Ein Toter auf Tournee, die Wodkapulle in der Hand, eine Kippe in der anderen. Shane MacGowan hat keinen Zahn mehr im Mund, aber ein dickes Silberkettchen an der Hand. An die Texte seiner alten Hits erinnert sich der 52-jährige Mann am Mikrophon der irischen Folkpunk-Band The Pogues heutzutage nur noch gelegentlich, der Rest der Strophen rockt er einfach mit dunkel hervorgebrabbeltem Genöle zu. Das sorgt schnell für Stimmung beim Auftritt der absenten Legende auf der Leipziger Parkbühne. Das Banjo klimpert, der Bass marschiert, MacGowan trinkt Wodka aus einem Plastikbecher und atmet ein, indem er eine Zigarette an die eingefallenen Lippen hält.

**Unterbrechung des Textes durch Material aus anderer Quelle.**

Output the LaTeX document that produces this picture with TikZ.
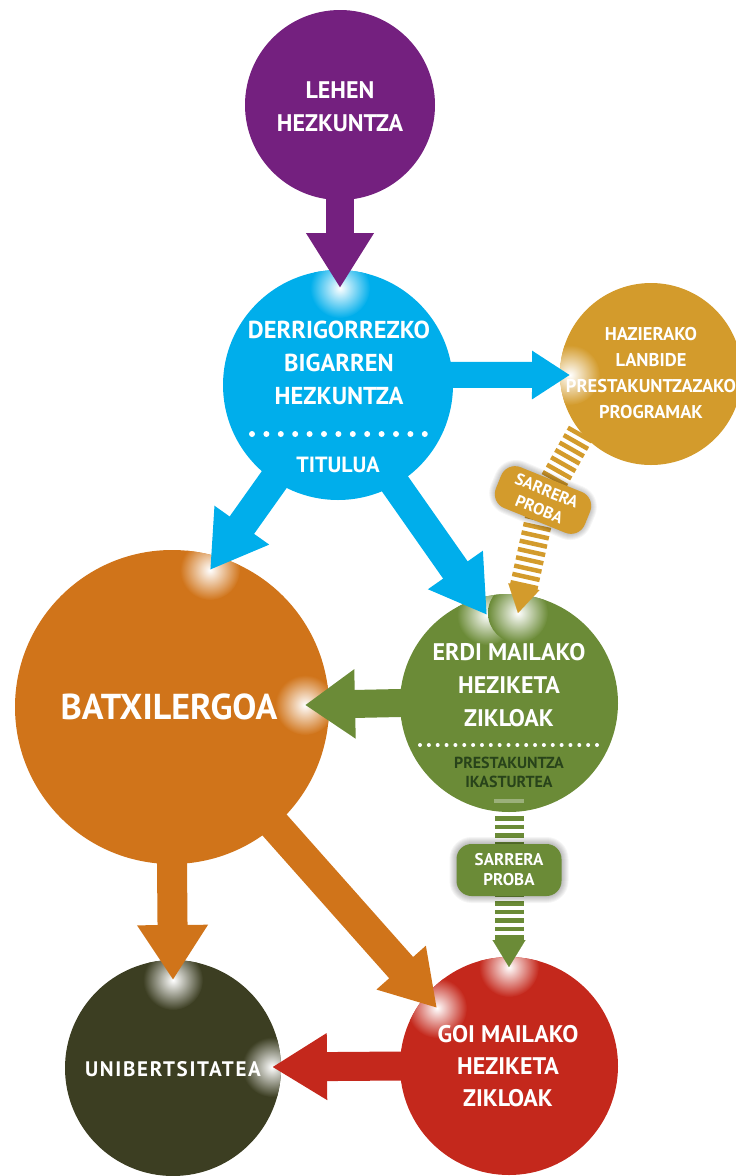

Eine Ruine, ja. Aber was für eine! Seit die ostdeutsche Rockikone Klaus Renft daran ging, seine großen Liedwerke mit uneingestöpseltem Bass und seligen Lächeln live aufzuführen, ist soetwas nicht mehr dagewesen. 34 Jahre nachdem der junge Shane dadurch berühmt wurde, dass ihm eine benachbarte Pogo-Tänzerin bei einem The Clash-Konzert ein Segelohr abbiss, was den New Musical Express zur Zeile "Cannibalism at Clash Gig" inspirierte, ist das Ohr unübersehbar wieder dran, aber der Lack ist ab. The Pogues klingen heute so, wie sie damals klingen wollten: "Streams Of Whiskey" ist ein apokalyptischer Abgrund aus zwischen Musikern und Sänger nur gelegentlich abgesprochen scheinenden Tönen, "A Pair Of Brown Eyes" bringt die Trümmer einer großen Ballade zum Zusammenbrechen.

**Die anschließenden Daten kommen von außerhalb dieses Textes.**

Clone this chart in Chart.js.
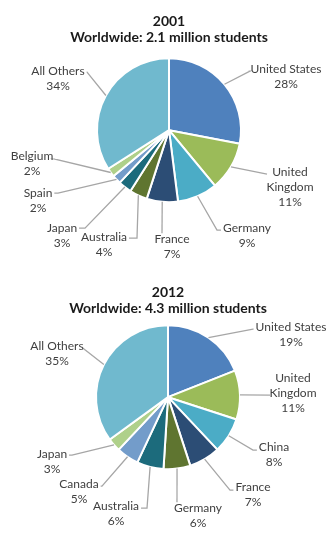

Kunst, die einzigartig ist, da mag Gitarrist Phil Chevron sich auch mühen, die Auswandererschmonzette "Thousands Are Sailing" mit Gefühl zu singen und Bandgründer Spider Stacy noch so sehr versuchen, seinem besinnungslosen Nebenmann mit der Flöte den Rhythmus zu klopfen. Shane MacGowan ist heute hier, aber er ist eigentlich nicht da. Mit geschlossenen Augen zahnlost er "Dirty Old Town" und den "Irish Rover" über die Rampe, versteckt im gnädigen Halbdunkel, das die Lichtregie über den Platz am Mikro gebreitet hat wie eine fürsorgliche Schutzdecke. Sein Versuch, ein Instrumentalstück mit ein paar Schlägen aufs Becken von Drummer Andrew Ranken zu würzen, scheitert grandios an der Unfähigkeit des begnadeten Poeten, auch nur ein einziges Mal im richtigen Moment zuzuhauen.

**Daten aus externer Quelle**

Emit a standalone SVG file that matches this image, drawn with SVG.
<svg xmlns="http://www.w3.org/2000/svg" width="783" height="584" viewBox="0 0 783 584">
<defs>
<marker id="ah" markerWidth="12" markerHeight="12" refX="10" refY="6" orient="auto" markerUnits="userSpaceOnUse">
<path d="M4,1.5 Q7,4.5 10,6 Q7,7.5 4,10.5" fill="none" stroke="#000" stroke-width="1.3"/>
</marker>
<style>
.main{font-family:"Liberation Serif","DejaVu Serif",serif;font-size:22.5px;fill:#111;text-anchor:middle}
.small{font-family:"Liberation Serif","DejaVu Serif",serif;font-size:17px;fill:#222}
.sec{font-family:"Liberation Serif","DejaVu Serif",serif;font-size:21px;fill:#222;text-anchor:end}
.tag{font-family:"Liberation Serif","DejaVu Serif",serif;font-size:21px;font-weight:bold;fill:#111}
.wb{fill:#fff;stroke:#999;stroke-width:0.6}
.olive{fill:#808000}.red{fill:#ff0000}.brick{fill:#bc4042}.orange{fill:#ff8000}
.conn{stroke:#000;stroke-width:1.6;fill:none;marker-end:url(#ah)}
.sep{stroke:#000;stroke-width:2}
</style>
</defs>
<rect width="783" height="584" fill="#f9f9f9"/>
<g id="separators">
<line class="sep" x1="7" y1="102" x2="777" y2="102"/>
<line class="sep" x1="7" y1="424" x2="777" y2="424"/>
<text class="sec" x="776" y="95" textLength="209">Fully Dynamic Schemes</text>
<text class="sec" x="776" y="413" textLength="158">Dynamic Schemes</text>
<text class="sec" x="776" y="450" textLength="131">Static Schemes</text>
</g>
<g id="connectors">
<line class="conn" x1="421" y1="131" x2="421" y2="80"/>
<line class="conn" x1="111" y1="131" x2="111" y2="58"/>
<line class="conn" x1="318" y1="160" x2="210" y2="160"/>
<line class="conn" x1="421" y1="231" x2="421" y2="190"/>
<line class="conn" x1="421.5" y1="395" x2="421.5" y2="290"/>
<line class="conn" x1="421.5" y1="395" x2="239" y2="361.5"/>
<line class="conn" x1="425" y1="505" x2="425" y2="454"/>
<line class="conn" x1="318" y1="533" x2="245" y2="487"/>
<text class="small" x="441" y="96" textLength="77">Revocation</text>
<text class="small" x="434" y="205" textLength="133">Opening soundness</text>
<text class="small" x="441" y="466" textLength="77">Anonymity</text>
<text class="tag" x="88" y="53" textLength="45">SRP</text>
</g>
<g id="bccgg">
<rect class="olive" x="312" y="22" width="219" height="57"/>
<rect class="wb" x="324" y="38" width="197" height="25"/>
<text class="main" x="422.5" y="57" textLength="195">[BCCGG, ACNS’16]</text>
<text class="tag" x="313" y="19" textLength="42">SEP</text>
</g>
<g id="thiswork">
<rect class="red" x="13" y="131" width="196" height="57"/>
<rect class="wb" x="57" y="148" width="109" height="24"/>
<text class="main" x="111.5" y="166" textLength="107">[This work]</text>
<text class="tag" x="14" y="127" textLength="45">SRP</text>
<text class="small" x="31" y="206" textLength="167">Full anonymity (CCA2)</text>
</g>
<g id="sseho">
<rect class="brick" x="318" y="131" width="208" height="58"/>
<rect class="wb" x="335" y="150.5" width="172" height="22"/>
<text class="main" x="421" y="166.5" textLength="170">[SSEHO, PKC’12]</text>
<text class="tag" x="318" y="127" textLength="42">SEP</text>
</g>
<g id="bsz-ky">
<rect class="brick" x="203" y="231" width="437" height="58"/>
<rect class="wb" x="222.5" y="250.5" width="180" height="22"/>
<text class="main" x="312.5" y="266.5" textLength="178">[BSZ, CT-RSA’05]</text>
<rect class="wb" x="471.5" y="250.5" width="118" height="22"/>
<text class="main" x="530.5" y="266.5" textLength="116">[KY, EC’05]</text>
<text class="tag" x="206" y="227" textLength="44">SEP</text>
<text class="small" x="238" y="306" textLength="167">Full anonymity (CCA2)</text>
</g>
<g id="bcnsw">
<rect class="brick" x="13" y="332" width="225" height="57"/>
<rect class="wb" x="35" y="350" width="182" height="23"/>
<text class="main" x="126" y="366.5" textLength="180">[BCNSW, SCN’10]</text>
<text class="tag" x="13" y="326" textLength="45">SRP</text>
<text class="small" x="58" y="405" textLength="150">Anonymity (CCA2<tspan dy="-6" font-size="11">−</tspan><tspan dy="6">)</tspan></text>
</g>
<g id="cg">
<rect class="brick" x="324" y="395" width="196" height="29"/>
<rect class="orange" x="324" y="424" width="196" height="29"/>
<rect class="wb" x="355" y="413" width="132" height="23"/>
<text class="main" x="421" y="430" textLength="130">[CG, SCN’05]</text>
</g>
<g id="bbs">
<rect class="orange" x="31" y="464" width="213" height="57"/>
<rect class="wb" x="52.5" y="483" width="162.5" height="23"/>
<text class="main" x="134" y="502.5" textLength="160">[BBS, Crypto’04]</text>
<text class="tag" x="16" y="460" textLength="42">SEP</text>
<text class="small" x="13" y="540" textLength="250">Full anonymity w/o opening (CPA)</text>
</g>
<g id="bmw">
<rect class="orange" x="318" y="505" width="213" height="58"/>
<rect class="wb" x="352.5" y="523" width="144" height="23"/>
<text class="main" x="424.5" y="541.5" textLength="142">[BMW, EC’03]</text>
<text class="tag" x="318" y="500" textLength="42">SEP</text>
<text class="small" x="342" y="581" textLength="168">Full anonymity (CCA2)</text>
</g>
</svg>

MacGowan grinst ein nachtschwarzes Zahnfleisch-Lächeln und zieht an seiner Fluppe. Noch ein Schluck, noch eine Ansage, die gurgelt wie eine arabische Toilettenspülung. "Dujuwanamohr?", könnte er gesagt haben und natürlich wollen sie mehr, die Männer im Publikum in den irishgrünen Shirts, die überm Bauch spannen. Ganz genau nach Fahrplan kommt die ohne ihren gefeierten Vorstand immer noch verblüffend exakt musizierende Truppe zurück und gibt die "Fiesta". Spider Stacy schlägt sich energisch ein Blechtablett vor den Kopf, MacGowan kippt den letzten Schluck hinter die Binde. "Come all you rambling boys of pleasure and ladies of easy leisure", rumpelt dann ein Stück echter Resttext aus der Kanonenkehle, "We must say Adiós! until we see Almeria once again".